All that is fine as far as it goes, but I hope you of all dead people will be sympathetic to my less pragmatic view of the thing. Long ago you called for a thoughtful critique of the epitaph because it was the only form whose nature and quality intimately concerned every living soul. The same logic may be applied to the resume. Only a few of us will ever write an autobiography; a slightly larger number will enter into written correspondence that will outlive us; some will write books which may bear a trace of our lives and dispositions; but most of us will just dissolve into pixels--leftover emoticons and a handful of stale cookies. For hundreds of millions of us, our CVs are the closest we will come to creating any story about our lives. They are mercenary but they are all we have. Help us make them better.

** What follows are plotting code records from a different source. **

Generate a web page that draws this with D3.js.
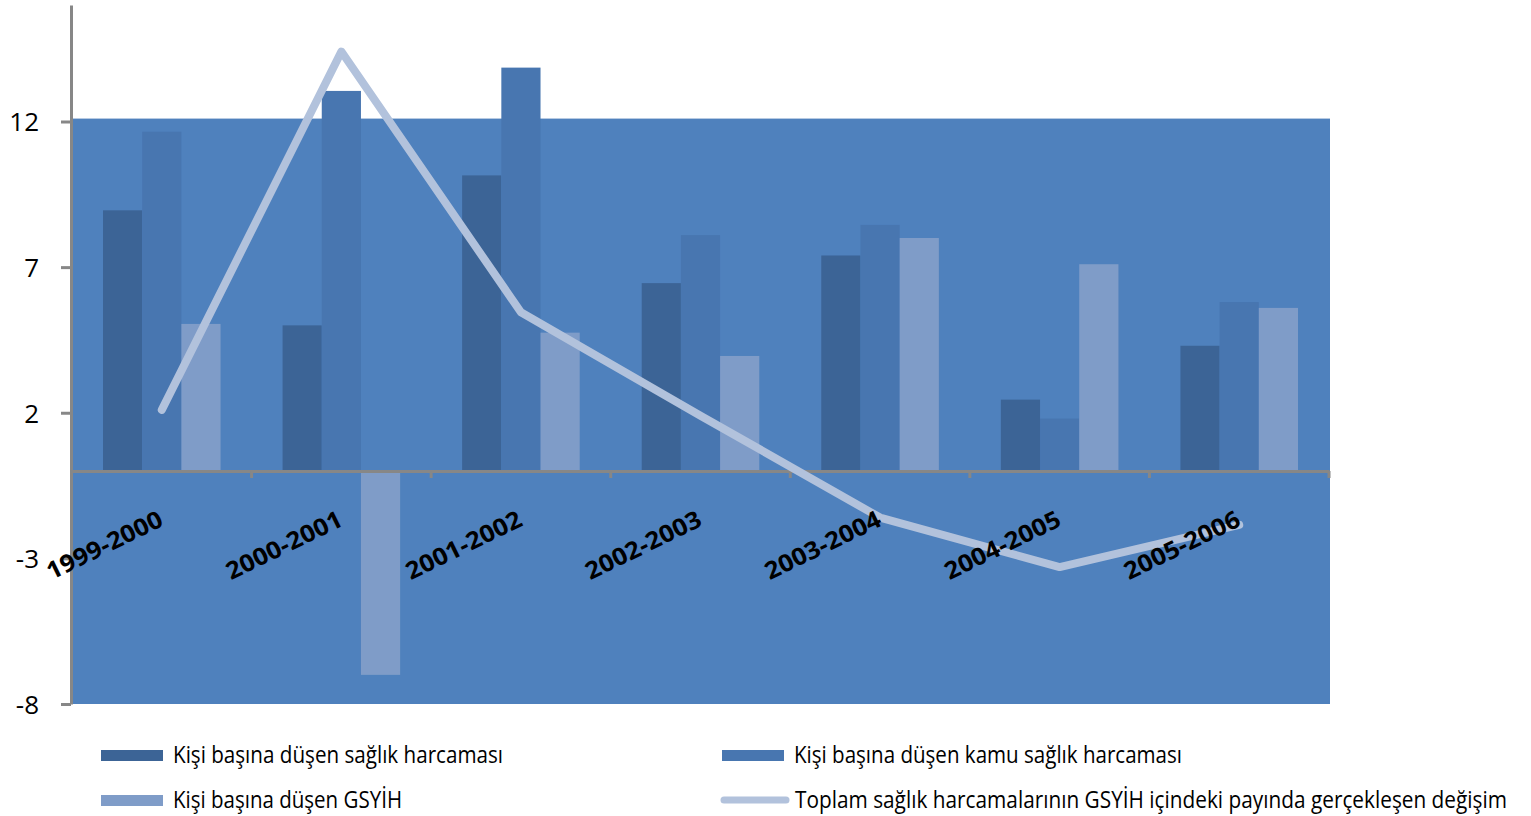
<!DOCTYPE html>
<html>
<head>
<meta charset="utf-8">
<script src="https://cdn.jsdelivr.net/npm/d3@7"></script>
<style>
  body { margin: 0; background: #fff; }
  svg { display: block; }
</style>
</head>
<body>
<div id="chart"></div>
<script>
// Data
const categories = ["1999-2000", "2000-2001", "2001-2002", "2002-2003", "2003-2004", "2004-2005", "2005-2006"]
const seriesNames = [
  "Kişi başına düşen sağlık harcaması",
  "Kişi başına düşen kamu sağlık harcaması",
  "Kişi başına düşen GSYİH"
]
const lineName = "Toplam sağlık harcamalarının GSYİH içindeki payında gerçekleşen değişim"
const perCapitaHealth = [8.95, 5.0, 10.15, 6.45, 7.4, 2.45, 4.3]
const perCapitaPublic = [11.65, 13.05, 13.85, 8.1, 8.45, 1.8, 5.8]
const perCapitaGdp = [5.05, -7.0, 4.75, 3.95, 8.0, 7.1, 5.6]
const shareChange = [2.1, 14.4, 5.45, 1.9, -1.6, -3.3, -1.85]
const yTicks = [12, 7, 2, -3, -8]

const barColors = ["#3c6496", "#4876b0", "#7f9cc8"]
const lineColor = "#b2c2dc"
const axisColor = "#878787"

const width = 1531
const height = 816

const svg = d3.select("#chart")
  .append("svg")
  .attr("width", width)
  .attr("height", height)

const x = d3.scaleBand().domain(categories).range([72, 1329])
const xInner = d3.scaleBand()
  .domain(d3.range(3))
  .range([31, x.bandwidth() - 31])
const y = d3.scaleLinear().domain([-8, 16]).range([704, 5])

// plot area fill
svg.append("rect")
  .attr("x", 73)
  .attr("y", y(12.1))
  .attr("width", 1330 - 73)
  .attr("height", y(-8) - y(12.1))
  .attr("fill", "#4f81bd")

// bars
const allSeries = [perCapitaHealth, perCapitaPublic, perCapitaGdp]
allSeries.forEach((values, s) => {
  svg.append("g")
    .selectAll("rect")
    .data(values)
    .enter()
    .append("rect")
    .attr("x", (d, i) => x(categories[i]) + xInner(s))
    .attr("y", d => y(Math.max(0, d)))
    .attr("width", xInner.bandwidth())
    .attr("height", d => Math.abs(y(d) - y(0)))
    .attr("fill", barColors[s])
})

// zero axis with category ticks
const xAxis = d3.axisBottom(x).tickSize(0).tickFormat("")
const xg = svg.append("g")
  .attr("transform", `translate(0, ${y(0)})`)
  .call(xAxis)
xg.select(".domain").attr("stroke", axisColor).attr("stroke-width", 3)
xg.selectAll(".tick").remove()
xg.selectAll(".sep")
  .data(categories)
  .enter()
  .append("line")
  .attr("x1", d => x(d) + x.bandwidth())
  .attr("x2", d => x(d) + x.bandwidth())
  .attr("y1", 0)
  .attr("y2", 7)
  .attr("stroke", axisColor)
  .attr("stroke-width", 3)

// y axis
const yAxis = d3.axisLeft(y)
  .tickValues(yTicks)
  .tickFormat(d => String(d))
  .tickSize(10)
  .tickSizeOuter(0)
const yg = svg.append("g")
  .attr("transform", "translate(71, 0)")
  .call(yAxis)
yg.select(".domain").attr("stroke", axisColor).attr("stroke-width", 3)
yg.selectAll(".tick line").attr("stroke", axisColor).attr("stroke-width", 3)
yg.selectAll(".tick text")
  .attr("x", -32)
  .attr("dy", "0.36em")
  .attr("fill", "#000")
  .style("font-family", "'Open Sans', sans-serif")
  .style("font-size", "26px")

// line series
const line = d3.line()
  .x((d, i) => x(categories[i]) + x.bandwidth() / 2)
  .y(d => y(d))
svg.append("path")
  .datum(shareChange)
  .attr("d", line)
  .attr("fill", "none")
  .attr("stroke", lineColor)
  .attr("stroke-width", 8)
  .attr("stroke-linecap", "round")
  .attr("stroke-linejoin", "round")

// category labels (drawn over the line, as in the reference)
svg.append("g")
  .selectAll("text")
  .data(categories)
  .enter()
  .append("text")
  .attr("transform", d => `translate(${x(d) + x.bandwidth() / 2 + 3}, 525) rotate(-26)`)
  .attr("text-anchor", "end")
  .attr("textLength", 126)
  .attr("lengthAdjust", "spacingAndGlyphs")
  .style("font-family", "'Open Sans', sans-serif")
  .style("font-weight", "bold")
  .style("font-size", "24px")
  .attr("fill", "#000")
  .text(d => d)

// legend
const legendItems = [
  { name: seriesNames[0], color: barColors[0], type: "bar", x: 101, y: 755, len: 330 },
  { name: seriesNames[1], color: barColors[1], type: "bar", x: 722, y: 755, len: 388 },
  { name: seriesNames[2], color: barColors[2], type: "bar", x: 101, y: 800, len: 229 },
  { name: lineName, color: lineColor, type: "line", x: 722, y: 800, len: 712 }
]
const squeeze = 0.78 // narrow glyphs, like the condensed legend font
const lg = svg.append("g")
  .selectAll("g")
  .data(legendItems)
  .enter()
  .append("g")
  .attr("transform", d => `translate(${d.x}, ${d.y})`)

lg.filter(d => d.type === "bar")
  .append("rect")
  .attr("x", 0)
  .attr("y", -5)
  .attr("width", 62)
  .attr("height", 11)
  .attr("fill", d => d.color)

lg.filter(d => d.type === "line")
  .append("line")
  .attr("x1", 2)
  .attr("x2", 64)
  .attr("y1", 0)
  .attr("y2", 0)
  .attr("stroke", d => d.color)
  .attr("stroke-width", 7)
  .attr("stroke-linecap", "round")

lg.append("text")
  .attr("transform", d => `translate(${d.type === "bar" ? 72 : 73}, 8) scale(${squeeze}, 1)`)
  .attr("textLength", d => d.len / squeeze)
  .attr("lengthAdjust", "spacingAndGlyphs")
  .style("font-family", "'Open Sans', sans-serif")
  .style("font-size", "23px")
  .attr("fill", "#000")
  .text(d => d.name)
</script>
</body>
</html>
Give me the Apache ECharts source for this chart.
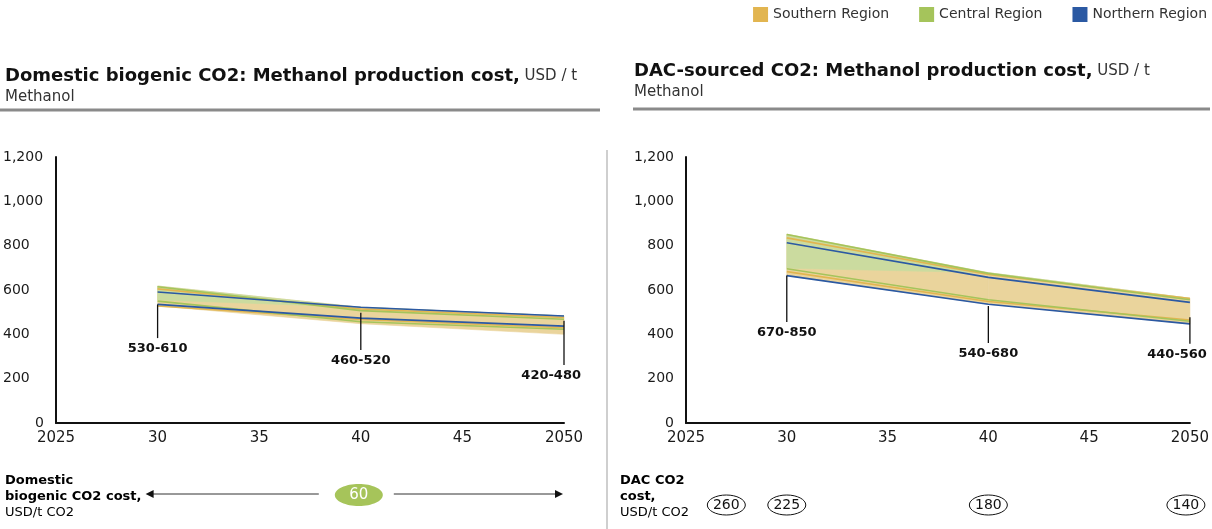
<!DOCTYPE html>
<html><head><meta charset="utf-8">
<script src="https://cdn.jsdelivr.net/npm/echarts@6/dist/echarts.min.js"></script>
<style>html,body{margin:0;padding:0;background:#fff}#c{width:1212px;height:529px}</style>
</head><body><div id="c"></div>
<script>
const FONT = '"DejaVu Sans", sans-serif';
const years = [2030, 2040, 2050];
const regions = ['Southern Region', 'Central Region', 'Northern Region'];

// Domestic biogenic CO2 (left)
const bioSouthHigh = [605, 514, 476];
const bioSouthLow = [528, 467, 430];
const bioCentralHigh = [615, 507, 468];
const bioCentralLow = [550, 457, 423];
const bioNorthHigh = [591, 522, 483];
const bioNorthLow = [535, 473, 437];
const bioEnvHigh = [618, 522, 483];
const bioEnvLow = [528, 448, 400];
const bioGreenLow = [555, 522, 483];
const bioAnnTop = [535, 497, 461];
const bioAnnBottom = [383, 329, 262];
const bioAnnLabels = ['530-610', '460-520', '420-480'];
const bioCost = 60;

// DAC-sourced CO2 (right)
const dacSouthHigh = [835, 670, 562];
const dacSouthLow = [683, 548, 465];
const dacCentralHigh = [850, 675, 556];
const dacCentralLow = [696, 556, 459];
const dacNorthHigh = [813, 657, 544];
const dacNorthLow = [665, 536, 447];
const dacEnvHigh = [852, 678, 563];
const dacEnvLow = [665, 536, 447];
const dacGreenLow = [698, 678, 563];
const dacAnnTop = [665, 528, 477];
const dacAnnBottom = [456, 361, 357];
const dacAnnLabels = ['670-850', '540-680', '440-560'];
const dacCostYears = [2027, 2030, 2040, 2050];
const dacCosts = [260, 225, 180, 140];

const xTickLabels = {2025: '2025', 2030: '30', 2035: '35', 2040: '40', 2045: '45', 2050: '2050'};

const C_S = '#e2b550', C_C = '#a5c45b', C_N = '#2b59a3';
const FILL_O = '#ead49c', FILL_G = '#cbdb9f';

const pairs = (arr) => years.map((y, i) => [y, arr[i]]);

function bandSeries(idx, lo, hi, color, z) {
  const data = [];
  for (let i = 0; i < years.length - 1; i++) data.push([years[i], years[i + 1], lo[i], hi[i], lo[i + 1], hi[i + 1]]);
  return {
    type:'custom', xAxisIndex:idx, yAxisIndex:idx, z:z, silent:true, data:data,
    renderItem: function(params, api) {
      const a = api.coord([api.value(0), api.value(2)]);
      const b = api.coord([api.value(1), api.value(4)]);
      const c = api.coord([api.value(1), api.value(5)]);
      const d = api.coord([api.value(0), api.value(3)]);
      return {type:'polygon', shape:{points:[a, b, c, d]}, style:{fill:color, stroke:color, lineWidth:0.6}};
    }
  };
}
function lineSeries(idx, name, color, arr) {
  return {type:'line', name:name, xAxisIndex:idx, yAxisIndex:idx, data:pairs(arr), symbol:'none', color:color, lineStyle:{width:1.6, color:color}, z:3};
}
function annSeries(idx, tops, bottoms, labels) {
  return {
    type:'custom', xAxisIndex:idx, yAxisIndex:idx, z:5, clip:false,
    data: years.map((y, i) => [y, tops[i], bottoms[i], i]),
    renderItem: function(params, api) {
      const i = api.value(3);
      const p1 = api.coord([api.value(0), api.value(1)]);
      const p2 = api.coord([api.value(0), api.value(2)]);
      const last = i === years.length - 1;
      return {type:'group', children:[
        {type:'line', shape:{x1:p1[0], y1:p1[1], x2:p2[0], y2:p2[1]}, style:{stroke:'#111', lineWidth:1.3}},
        {type:'text', x: last ? p2[0] + 17 : p2[0], y: p2[1] + 11,
          style:{text: labels[i], font:'bold 13px ' + FONT, fill:'#111', align: last ? 'right' : 'center', verticalAlign:'middle'}}
      ]};
    }
  };
}

function xAxis(idx) {
  return {type:'value', gridIndex:idx, min:2025, max:2050, interval:5,
    axisLine:{show:true, onZero:false, lineStyle:{color:'#111', width:2}}, axisTick:{show:false}, splitLine:{show:false},
    axisLabel:{fontFamily:FONT, fontSize:15, color:'#1a1a1a', margin:8, formatter:(v) => xTickLabels[v] || ''}};
}
function yAxis(idx) {
  const left = idx === 0;
  return {type:'value', gridIndex:idx, min:0, max:1200, interval:200,
    axisLine:{show:true, lineStyle:{color:'#111', width:2}}, axisTick:{show:false}, splitLine:{show:false},
    axisLabel:{fontFamily:FONT, fontSize:14, color:'#1a1a1a', margin: left ? 53 : 12, align: left ? 'left' : 'right',
      formatter:(v) => {
        const s = v.toLocaleString('en-US');
        return (left && v === 0) ? '{z|' + s + '}' : s;
      },
      rich:{z:{fontFamily:FONT, fontSize:14, color:'#1a1a1a', padding:[0,0,0,32]}}}};
}

const chart = echarts.init(document.getElementById('c'), null, {renderer:'canvas'});
const series = [
  bandSeries(0, bioEnvLow, bioEnvHigh, FILL_O, 1),
  bandSeries(0, bioGreenLow, bioEnvHigh, FILL_G, 2),
  lineSeries(0, regions[0], C_S, bioSouthHigh), lineSeries(0, regions[0], C_S, bioSouthLow),
  lineSeries(0, regions[1], C_C, bioCentralHigh), lineSeries(0, regions[1], C_C, bioCentralLow),
  lineSeries(0, regions[2], C_N, bioNorthHigh), lineSeries(0, regions[2], C_N, bioNorthLow),
  annSeries(0, bioAnnTop, bioAnnBottom, bioAnnLabels),
  bandSeries(1, dacEnvLow, dacEnvHigh, FILL_O, 1),
  bandSeries(1, dacGreenLow, dacEnvHigh, FILL_G, 2),
  lineSeries(1, regions[0], C_S, dacSouthHigh), lineSeries(1, regions[0], C_S, dacSouthLow),
  lineSeries(1, regions[1], C_C, dacCentralHigh), lineSeries(1, regions[1], C_C, dacCentralLow),
  lineSeries(1, regions[2], C_N, dacNorthHigh), lineSeries(1, regions[2], C_N, dacNorthLow),
  annSeries(1, dacAnnTop, dacAnnBottom, dacAnnLabels)
];

const titleRich = {
  b:{fontFamily:FONT, fontWeight:'bold', fontSize:18, color:'#111', lineHeight:21},
  r:{fontFamily:FONT, fontWeight:'normal', fontSize:15, color:'#333', lineHeight:21}
};
chart.setOption({
  animation:false,
  textStyle:{fontFamily:FONT},
  legend:{right:0, top:2, icon:'rect', itemWidth:15, itemHeight:15, itemGap:30, selectedMode:false,
    textStyle:{fontFamily:FONT, fontSize:14, color:'#333'},
    data: regions.map((r, i) => ({name:r, itemStyle:{color:[C_S, C_C, C_N][i]}}))},
  title:[
    {left:5, top:66, padding:0, text:'{b|Domestic biogenic CO2: Methanol production cost,}{r| USD / t}\n{r|Methanol}',
      textStyle:{fontWeight:'normal', rich:titleRich}},
    {left:634, top:61, padding:0, text:'{b|DAC-sourced CO2: Methanol production cost,}{r| USD / t}\n{r|Methanol}',
      textStyle:{fontWeight:'normal', rich:titleRich}}
  ],
  grid:[{left:56, top:157, width:508, height:266}, {left:686, top:157, width:506, height:266}],
  xAxis:[xAxis(0), xAxis(1)],
  yAxis:[yAxis(0), yAxis(1)],
  series: series
});

const px = (idx, x) => chart.convertToPixel({xAxisIndex:idx}, x);
const g = [];
g.push({type:'line', shape:{x1:0, y1:110, x2:600, y2:110}, style:{stroke:'#8a8a8a', lineWidth:3}});
g.push({type:'line', shape:{x1:633, y1:109, x2:1210, y2:109}, style:{stroke:'#8a8a8a', lineWidth:3}});
g.push({type:'line', shape:{x1:607, y1:150, x2:607, y2:529}, style:{stroke:'#cfcfcf', lineWidth:2}});

const lblRich = {b:{fontFamily:FONT, fontWeight:'bold', fontSize:13, color:'#111', lineHeight:16}, r:{fontFamily:FONT, fontSize:13, color:'#333', lineHeight:17}};
g.push({type:'text', left:5, top:474, style:{text:'{b|Domestic}\n{b|biogenic CO2 cost,}\n{r|USD/t CO2}', rich:lblRich}});
g.push({type:'text', left:620, top:474, style:{text:'{b|DAC CO2}\n{b|cost,}\n{r|USD/t CO2}', rich:lblRich}});

const ay = 494;
const aL = px(0, 2030) - 12, aR = px(0, 2050) - 1, aC = px(0, 2040) - 2;
g.push({type:'line', shape:{x1:aL + 6, y1:ay, x2:aC - 40, y2:ay}, style:{stroke:'#333', lineWidth:1}});
g.push({type:'polygon', shape:{points:[[aL, ay], [aL + 8, ay - 4], [aL + 8, ay + 4]]}, style:{fill:'#111'}});
g.push({type:'line', shape:{x1:aC + 35, y1:ay, x2:aR - 6, y2:ay}, style:{stroke:'#333', lineWidth:1}});
g.push({type:'polygon', shape:{points:[[aR, ay], [aR - 8, ay - 4], [aR - 8, ay + 4]]}, style:{fill:'#111'}});
g.push({type:'ellipse', shape:{cx:aC, cy:ay + 1, rx:24, ry:11}, style:{fill:'#a6c45a'}});
g.push({type:'text', x:aC, y:ay + 1, style:{text:String(bioCost), font:'15px ' + FONT, fill:'#fff', align:'center', verticalAlign:'middle'}});

dacCostYears.forEach((yr, i) => {
  let cx = px(1, yr);
  if (i === dacCostYears.length - 1) cx -= 4;
  g.push({type:'ellipse', shape:{cx:cx, cy:505, rx:19, ry:10}, style:{fill:'none', stroke:'#111', lineWidth:1}});
  g.push({type:'text', x:cx, y:505, style:{text:String(dacCosts[i]), font:'14px ' + FONT, fill:'#111', align:'center', verticalAlign:'middle'}});
});
chart.setOption({graphic:g});
</script></body></html>
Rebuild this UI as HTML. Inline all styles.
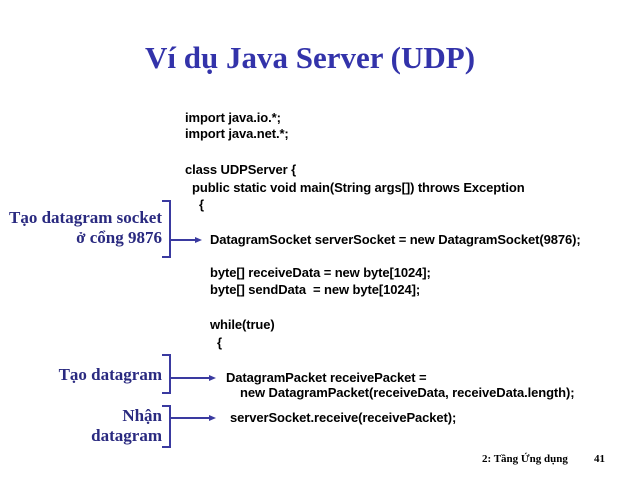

You once wrote, "As Honours are paid to the Dead in order to incite others to the Imitation of their Excellencies, the principal Intention of Epitaphs is to perpetuate the examples of Virtue." If our epitaphs, those clarifying summaries, exist to coax others to virtue, might our CVs not let us glimpse our own lives in a shape that could show us the course to some higher purpose? Or, failing that lofty end, could they not be more dignified records of the fleeting works we have managed with these dying hands?